ATI Catalyst 9.4 OpenGL bug with non-power of two textures
Published on 2009/04/21 by Igor Levicki
Sometimes I really wonder whether WHQL certificate has any other purpose except to allow hardware manufacturer's driver writer teams to pat themselves on the back when they get it.
Few days ago I have installed ATI Catalyst 9.4 driver update and yesterday I noticed a nasty OpenGL bug.
I am writing an OpenGL based image viewing utility which uses hardware acceleration for zooming and panning of large digital images. It uses Intel JPEG library which I modified a bit to use all available CPU cores for image decoding. Needless to say, it is blazingly fast and at version 0.48 the main code dealing with image display is stable and bug-free.
It worked perfectly until I upgraded to Catalyst 9.4 drivers, and now it doesn't work properly at all. At first I suspected that I have some mistake in my code, but since it worked flawlessly for several months, and it still works on NVIDIA cards I immediately suspected a driver bug.
The worst part is that I do not use any advanced OpenGL features, I only require support for NPOT textures. Guess what?

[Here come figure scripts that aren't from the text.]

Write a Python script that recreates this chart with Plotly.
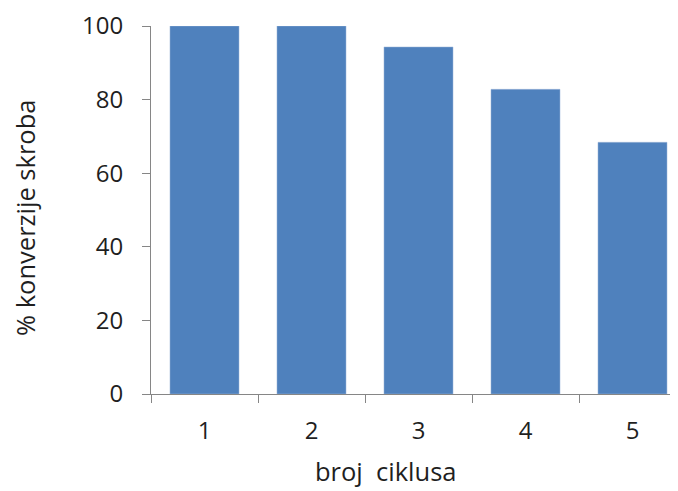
import plotly.graph_objects as go

cycles = ["1", "2", "3", "4", "5"]
conversion = [100, 100, 94.3, 82.8, 68.4]
y_ticks = [0, 20, 40, 60, 80, 100]
x_title = "broj  ciklusa"
y_title = "% konverzije skroba"

font_family = "Open Sans, Liberation Sans, sans-serif"
txt_color = "#1f1f1f"
axis_color = "#868686"

fig = go.Figure(
    go.Bar(
        x=cycles,
        y=conversion,
        marker=dict(color="#4F81BD", line=dict(color="#9fb7d9", width=0.5)),
        width=0.645,
    )
)

fig.update_layout(
    width=678,
    height=491,
    margin=dict(l=143, r=0, t=18, b=105, autoexpand=False),
    plot_bgcolor="white",
    paper_bgcolor="white",
    showlegend=False,
    font=dict(family=font_family, size=24, color=txt_color),
    annotations=[
        dict(text=x_title, xref="paper", yref="paper", x=0.4393, y=-0.2609,
             xanchor="center", yanchor="bottom", showarrow=False,
             font=dict(size=25.5, color=txt_color)),
        dict(text=y_title, xref="paper", yref="paper", x=-0.2355, y=0.4783,
             xanchor="center", yanchor="middle", showarrow=False, textangle=-90,
             font=dict(size=25.5, color=txt_color)),
    ],
)

fig.update_xaxes(
    type="category",
    range=[-0.5, 4.5],
    showline=True,
    linecolor=axis_color,
    linewidth=1,
    ticks="outside",
    tickson="boundaries",
    ticklen=8,
    tickcolor=axis_color,
    ticklabelstandoff=15,
    showgrid=False,
    automargin=False,
)

fig.update_yaxes(
    range=[0, 100],
    tickvals=y_ticks,
    showline=True,
    linecolor=axis_color,
    linewidth=1,
    ticks="outside",
    ticklen=8,
    tickcolor=axis_color,
    ticklabelstandoff=14,
    showgrid=False,
    zeroline=False,
    automargin=False,
)

fig.write_html("out.html")
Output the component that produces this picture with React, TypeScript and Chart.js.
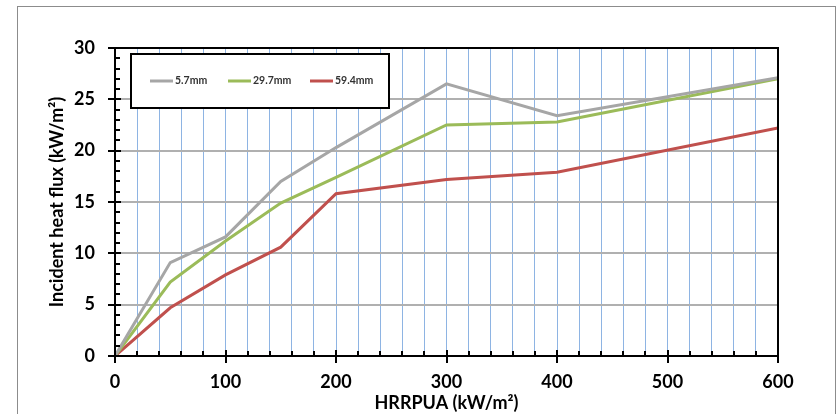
import { useEffect, useRef } from "react";
import { Chart, registerables } from "chart.js";

Chart.register(...registerables);

const hrrpua = [0, 50, 100, 150, 200, 300, 400, 600];
const flux57 = [0, 9.1, 11.6, 17.0, 20.3, 26.5, 23.4, 27.1];
const flux297 = [0, 7.2, 11.2, 14.9, 17.4, 22.5, 22.8, 27.0];
const flux594 = [0, 4.7, 7.9, 10.6, 15.8, 17.2, 17.9, 22.2];
const seriesLabels = ["5.7mm", "29.7mm", "59.4mm"];
const seriesColors = ["#a6a6a6", "#9bbb59", "#c0504d"];
const xTitle = "HRRPUA (kW/m²)";
const yTitle = "Incident heat flux (kW/m²)";

const FONT = "Lato, 'Open Sans', sans-serif";

const framePlugin = {
  id: "frame",
  beforeDraw(chart: any) {
    const { ctx, width, height } = chart;
    ctx.save();
    ctx.fillStyle = "#ffffff";
    ctx.fillRect(0, 0, width, height);
    ctx.strokeStyle = "#8c8c8c";
    ctx.lineWidth = 1;
    ctx.strokeRect(17.5, 6.5, 818, height + 20);
    ctx.restore();
  },
};

const axesPlugin = {
  id: "axesBox",
  afterDatasetsDraw(chart: any) {
    const { ctx, chartArea } = chart;
    const xs = chart.scales.x;
    const ys = chart.scales.y;
    const { left, right, top, bottom } = chartArea;
    ctx.save();
    ctx.strokeStyle = "#000000";
    ctx.lineWidth = 2;
    ctx.beginPath();
    ctx.rect(left, top, right - left, bottom - top);
    ctx.stroke();
    ctx.beginPath();
    for (let v = 0; v <= 30; v += 1) {
      const y = Math.round(ys.getPixelForValue(v));
      if (v % 5 === 0) {
        ctx.moveTo(left - 7, y);
        ctx.lineTo(left + 6, y);
      } else {
        ctx.moveTo(left, y);
        ctx.lineTo(left + 5, y);
      }
    }
    for (let v = 0; v <= 600; v += 20) {
      const x = Math.round(xs.getPixelForValue(v));
      if (v % 100 === 0) {
        ctx.moveTo(x, bottom + 7);
        ctx.lineTo(x, bottom - 6);
      } else {
        ctx.moveTo(x, bottom);
        ctx.lineTo(x, bottom - 5);
      }
    }
    ctx.stroke();
    ctx.restore();
  },
};

const legendPlugin = {
  id: "boxLegend",
  afterDraw(chart: any) {
    const { ctx } = chart;
    const bx = 131, by = 54, bw = 258, bh = 54;
    ctx.save();
    ctx.fillStyle = "#ffffff";
    ctx.fillRect(bx, by, bw, bh);
    ctx.strokeStyle = "#000000";
    ctx.lineWidth = 2;
    ctx.strokeRect(bx, by, bw, bh);
    const starts = [150, 228, 310];
    const cy = by + bh / 2;
    ctx.font = `bold 10.5px ${FONT}`;
    ctx.textBaseline = "middle";
    ctx.textAlign = "left";
    chart.data.datasets.forEach((ds: any, i: number) => {
      const sx = starts[i];
      ctx.strokeStyle = ds.borderColor;
      ctx.lineWidth = 3;
      ctx.beginPath();
      ctx.moveTo(sx, cy);
      ctx.lineTo(sx + 23, cy);
      ctx.stroke();
      ctx.fillStyle = "#333333";
      ctx.fillText(ds.label, sx + 25, cy);
    });
    ctx.restore();
  },
};

export default function App() {
  const ref = useRef<HTMLCanvasElement>(null);
  useEffect(() => {
    if (!ref.current) return;
    const series = [flux57, flux297, flux594];
    const chart = new Chart(ref.current, {
      type: "line",
      data: {
        datasets: series.map((vals, i) => ({
          label: seriesLabels[i],
          data: hrrpua.map((x, j) => ({ x, y: vals[j] })),
          borderColor: seriesColors[i],
          backgroundColor: seriesColors[i],
          borderWidth: 3,
          pointRadius: 0,
          tension: 0,
          fill: false,
        })),
      },
      options: {
        responsive: false,
        animation: false,
        devicePixelRatio: 1,
        layout: { padding: { left: 0, top: 48, right: 59, bottom: 0 } },
        plugins: { legend: { display: false }, tooltip: { enabled: false } },
        scales: {
          x: {
            type: "linear",
            min: 0,
            max: 600,
            afterFit: (s: any) => {
              s.height = 58;
            },
            ticks: {
              stepSize: 20,
              autoSkip: false,
              maxRotation: 0,
              padding: 15,
              color: "#000",
              font: { family: FONT, size: 18, weight: "bold" },
              callback: (v: any) => (Number(v) % 100 === 0 ? String(v) : ""),
            },
            grid: { color: "#8eb4e3", lineWidth: 1, drawTicks: false },
            border: { display: false },
            title: {
              display: true,
              text: xTitle,
              color: "#000",
              font: { family: FONT, size: 18, weight: "bold" },
              padding: { top: 0, bottom: 0 },
            },
          },
          y: {
            min: 0,
            max: 30,
            afterFit: (s: any) => {
              s.width = 115;
            },
            ticks: {
              stepSize: 5,
              padding: 20,
              color: "#000",
              font: { family: FONT, size: 18, weight: "bold" },
            },
            grid: { color: "#b0b0b0", lineWidth: 2, drawTicks: false },
            border: { display: false },
            title: {
              display: true,
              text: yTitle,
              color: "#000",
              font: { family: FONT, size: 18, weight: "bold" },
              padding: { top: 46, bottom: 0 },
            },
          },
        },
      },
      plugins: [framePlugin, axesPlugin, legendPlugin],
    });
    return () => chart.destroy();
  }, []);
  return (
    <div style={{ position: "fixed", left: 0, top: 0, width: 837, height: 414 }}>
      <canvas ref={ref} width={837} height={414} style={{ display: "block" }} />
    </div>
  );
}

That is exactly what is broken in Catalyst 9.4!
It is easy to reproduce, try loading a texture with X size larger than 2560 pixels (Y size does not seem to be relevant) — you will get completely garbled image.
As if that wasn't enough, they also broke VSYNC. if I turn VSYNC on to avoid tearing, with Catalyst 9.4 zooming and panning become horribly slow and application uses 50% of CPU time (half of a dual-core CPU).
I believe it is time that developers who allow such bugs to crawl into WHQL certified code (both at ATI and at Microsoft) get fired.
Either that, or Microsoft should stop wasting resources on WHQL testing, and allow unsigned drivers because clearly having a signed driver nowadays doesn't even mean it has been tested for basic regressions.